With her fame and worldwide recognition as a novelist and storyteller, she could have “retired” to a much earned, leisurely pace of work after her well-earned successes from Kristin Lavransdattar, and The Master of Hestviken,** (the former has been translated into more than eighty languages, making it one of the most read novels in history).  She undertook new projects reflecting her new-found faith, applying lessons she learned from her own discernment, and from her meetings with English writers G.K. Chesterton and Hilaire Belloc, as well as from the American novelist, Marjorie Kinnan Rawlings.

** Without ever attending a university, she had, as a young unknown, unpublished writer, traveled to distant churches and graveyards within her own country to gather data on births, deaths, and related population records; and learned Old Norse and Old Icelandic to read sagas of ruling dynasties and landed, noble families.  Much of her “fieldwork” was original and of first impression – later validated by tomes of archaeological and anthropological studies, confirming her descriptions of daily life as portrayed in Medieval Norway.

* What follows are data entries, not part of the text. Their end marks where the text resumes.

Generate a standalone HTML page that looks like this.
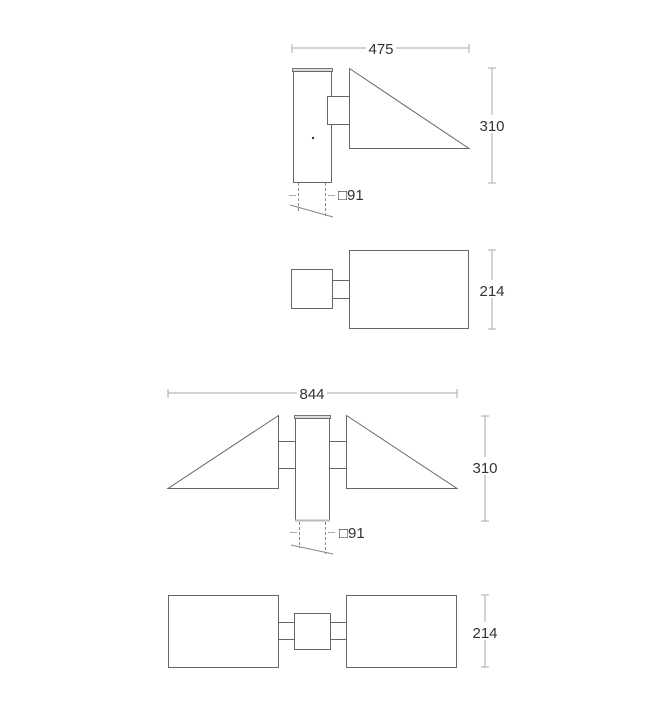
<!DOCTYPE html>
<html><head><meta charset="utf-8"><style>
html,body{margin:0;padding:0;background:#fff;}
svg{display:block;}
text{font-family:"Liberation Sans",sans-serif;font-size:15px;fill:#333;}
</style></head><body>
<svg width="650" height="707" viewBox="0 0 650 707" xmlns="http://www.w3.org/2000/svg">
<g fill="none" stroke="#666" stroke-width="1">
<!-- View 1 -->
<line x1="292" y1="48" x2="469" y2="48" stroke="#aaa"/>
<line x1="292" y1="44" x2="292" y2="53" stroke="#aaa"/>
<line x1="469" y1="44" x2="469" y2="53" stroke="#aaa"/>
<rect x="292.5" y="68.5" width="40" height="3" fill="#ddd" stroke="#777"/>
<rect x="293.5" y="71.5" width="38" height="111"/>
<rect x="327.5" y="96.5" width="22" height="28" fill="#fff"/>
<polygon points="349.5,68.5 349.5,148.5 469,148.5" fill="#fff"/>
<circle cx="313" cy="138" r="1.2" fill="#333" stroke="none"/>
<line x1="492" y1="68" x2="492" y2="183" stroke="#aaa"/>
<line x1="488" y1="68" x2="496" y2="68" stroke="#aaa"/>
<line x1="488" y1="183" x2="496" y2="183" stroke="#aaa"/>
<line x1="298.5" y1="183" x2="298.5" y2="211" stroke-dasharray="3,2" stroke="#888"/>
<line x1="325.5" y1="183" x2="325.5" y2="218" stroke-dasharray="3,2" stroke="#888"/>
<line x1="289" y1="195.5" x2="296" y2="195.5" stroke="#aaa"/>
<line x1="328" y1="195.5" x2="335" y2="195.5" stroke="#aaa"/>
<line x1="290" y1="205" x2="333" y2="217" stroke="#888"/>
<!-- View 2 -->
<rect x="291.5" y="269.5" width="41" height="39"/>
<line x1="333" y1="280.5" x2="349" y2="280.5"/>
<line x1="333" y1="298.5" x2="349" y2="298.5"/>
<rect x="349.5" y="250.5" width="119" height="78"/>
<line x1="492" y1="250" x2="492" y2="329" stroke="#aaa"/>
<line x1="488" y1="250" x2="496" y2="250" stroke="#aaa"/>
<line x1="488" y1="329" x2="496" y2="329" stroke="#aaa"/>
<!-- View 3 -->
<line x1="168" y1="393" x2="457" y2="393" stroke="#aaa"/>
<line x1="168" y1="389" x2="168" y2="398" stroke="#aaa"/>
<line x1="457" y1="389" x2="457" y2="398" stroke="#aaa"/>
<polygon points="278.5,415.5 278.5,488.5 168,488.5"/>
<polygon points="346.5,415.5 346.5,488.5 457,488.5"/>
<line x1="279" y1="441.5" x2="295" y2="441.5"/>
<line x1="279" y1="468.5" x2="295" y2="468.5"/>
<line x1="329" y1="441.5" x2="346" y2="441.5"/>
<line x1="329" y1="468.5" x2="346" y2="468.5"/>
<rect x="294.5" y="415.5" width="36" height="3" fill="#ddd" stroke="#777"/>
<rect x="295.5" y="418.5" width="34" height="102"/>
<line x1="295" y1="520.5" x2="330" y2="520.5" stroke="#bbb" stroke-width="2"/>
<line x1="485" y1="416" x2="485" y2="521" stroke="#aaa"/>
<line x1="481" y1="416" x2="489" y2="416" stroke="#aaa"/>
<line x1="481" y1="521" x2="489" y2="521" stroke="#aaa"/>
<line x1="299.5" y1="522" x2="299.5" y2="548" stroke-dasharray="3,2" stroke="#888"/>
<line x1="325.5" y1="522" x2="325.5" y2="554" stroke-dasharray="3,2" stroke="#888"/>
<line x1="290" y1="532.5" x2="297" y2="532.5" stroke="#aaa"/>
<line x1="328" y1="532.5" x2="335" y2="532.5" stroke="#aaa"/>
<line x1="291" y1="545" x2="333" y2="554" stroke="#888"/>
<!-- View 4 -->
<rect x="168.5" y="595.5" width="110" height="72"/>
<rect x="346.5" y="595.5" width="110" height="72"/>
<rect x="294.5" y="613.5" width="36" height="36"/>
<line x1="279" y1="622.5" x2="294" y2="622.5"/>
<line x1="279" y1="639.5" x2="294" y2="639.5"/>
<line x1="331" y1="622.5" x2="346" y2="622.5"/>
<line x1="331" y1="639.5" x2="346" y2="639.5"/>
<line x1="485" y1="595" x2="485" y2="667" stroke="#aaa"/>
<line x1="481" y1="595" x2="489" y2="595" stroke="#aaa"/>
<line x1="481" y1="667" x2="489" y2="667" stroke="#aaa"/>
</g>
<g>
<rect x="366" y="40" width="30" height="16" fill="#fff"/>
<text x="381" y="54" text-anchor="middle">475</text>
<rect x="478" y="115" width="30" height="18" fill="#fff"/>
<text x="492" y="131" text-anchor="middle">310</text>
<text x="338" y="200">□91</text>
<rect x="478" y="280" width="30" height="18" fill="#fff"/>
<text x="492" y="296" text-anchor="middle">214</text>
<rect x="297" y="385" width="30" height="16" fill="#fff"/>
<text x="312" y="399" text-anchor="middle">844</text>
<rect x="470" y="457" width="30" height="18" fill="#fff"/>
<text x="485" y="473" text-anchor="middle">310</text>
<text x="339" y="538">□91</text>
<rect x="470" y="622" width="30" height="18" fill="#fff"/>
<text x="485" y="638" text-anchor="middle">214</text>
</g>
</svg>
</body></html>
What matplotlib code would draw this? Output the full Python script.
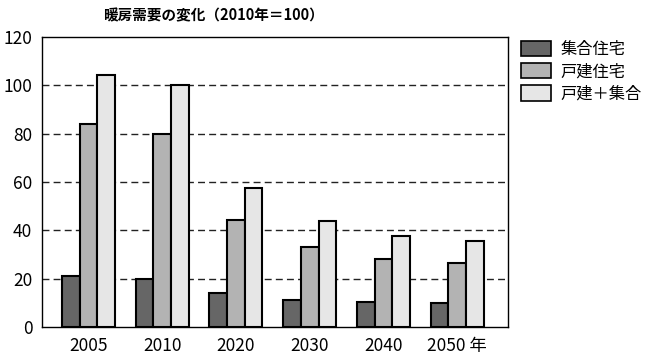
import numpy as np
import matplotlib
matplotlib.use("Agg")
import matplotlib.pyplot as plt
from matplotlib.patches import Patch

plt.rcParams["font.family"] = ["Noto Sans CJK JP", "DejaVu Sans"]

# データ
years = ["2005", "2010", "2020", "2030", "2040", "2050 年"]
series_names = ["集合住宅", "戸建住宅", "戸建＋集合"]
apartment = [21.1, 19.8, 13.9, 11.0, 10.2, 9.8]
detached = [83.8, 80.0, 44.2, 33.0, 28.0, 26.6]
total = [104.3, 100.0, 57.6, 43.9, 37.5, 35.7]
colors = ["#666666", "#b3b3b3", "#e6e6e6"]

fig = plt.figure(figsize=(6.47, 3.63), dpi=100)
ax = fig.add_axes([42 / 647, 1 - 327 / 363, 466 / 647, 290 / 363])

x = np.arange(len(years))
w = 0.24
for i, vals in enumerate([apartment, detached, total]):
    ax.bar(x + (i - 1) * w, vals, w, color=colors[i], edgecolor="black",
           linewidth=1.5, zorder=3)

ax.set_xlim(-0.63, 5.69)
ax.set_ylim(0, 120)
ax.set_yticks(range(0, 121, 20))
ax.set_xticks(x)
ax.set_xticklabels(years, fontsize=12.5)
ax.tick_params(axis="y", labelsize=12.5, length=0, pad=7)
ax.tick_params(axis="x", length=0, pad=7)
for yv in range(20, 101, 20):
    ax.axhline(yv, color="#222222", linestyle=(0, (5, 3)), linewidth=1, zorder=1)
for s in ax.spines.values():
    s.set_linewidth(1)
    s.set_color("black")

fig.text(0.33, 0.958, "暖房需要の変化（2010年＝100）", ha="center", va="center",
         fontsize=10.5, fontweight="bold")

handles = [Patch(facecolor=c, edgecolor="black", linewidth=1.2) for c in colors]
fig.legend(handles, series_names, loc="upper left", bbox_to_anchor=(0.806, 0.888),
           frameon=False, fontsize=11.7, handlelength=1.8, handleheight=1.1,
           handletextpad=0.6, labelspacing=0.3, borderaxespad=0, borderpad=0)

fig.savefig("out.png", dpi=100)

Her ‘post Laureate’ workload remained considerable. They are typologized below, by criteria, reflecting their eclecticism:

List of Works, by Genre or Timeframe, published after her Laureate year 1928

BACK TO THE FUTURE. Contemporary Norway: The Wild Orchid, 1931; The Burning Bush, 1932; Ida Elisabeth, 1932; The Faithful Wife, 1937; Images in a Mirror, 1938; Men, Women and Places, 1939

RETURN TO THE PAST. Historical Fact and Fiction: Madame Dorthea, 1939 (First volume of uncompleted novel, set in eighteenth-century Norway); True and Untrue and Other Norse Tales, 1945

THE ETERNAL PRESENT. Christian Apologetics: Saga of Saints, 1934; Stages on the Road, 1934; Catherine of Siens, 1951 (Posthumously)

AUTOBIOGRAPHICAL: The Longest Years, 1935; Happy Times in Norway, 1942 

WAR REFUGEE, CRITIC OF NATIONAL SOCIALISM, THE JOURNEY HOME

When German troops invaded Norway in 1940, she fled the country into neutral Sweden, and eventually spent the war years in the United States as a refugee from the German occupation of her country.  She had been a virulent critic of National Socialism and Hitler’s racial policies, and thus knew she would be in the first wave of roundups by the Gestapo.  She also was a critic of the new Soviet state for its atheistic ideology, and acted on that belief.  In the aftermath of the division of spoils from the German-Soviet invasions of Poland, Joseph Stalin turned northwestward to invade Finland, touching off the Winter War, in which Finland held on over the winter of 1939-1940 until overwhelming force was brought to bear.  Undset supported the Finnish war effort by donating her Nobel Prize in January 1940.

Although she continued to speak out on behalf of her country and suffering people during her stay in the United States, she was losing that inner fire that had powered her work.  The death of her oldest son in battle against German troops in 1940, and the death of her daughter, ‘broke’ her as a woman and mother, and never completed her last project – Madame Dorthea. She never wrote another word.  With her work done, she returned home to her beloved Lillehammer, where she had done her most productive labors over the previous three decades.  She died in 1949, and was buried with her son and daughter, in graves marked by three black crosses.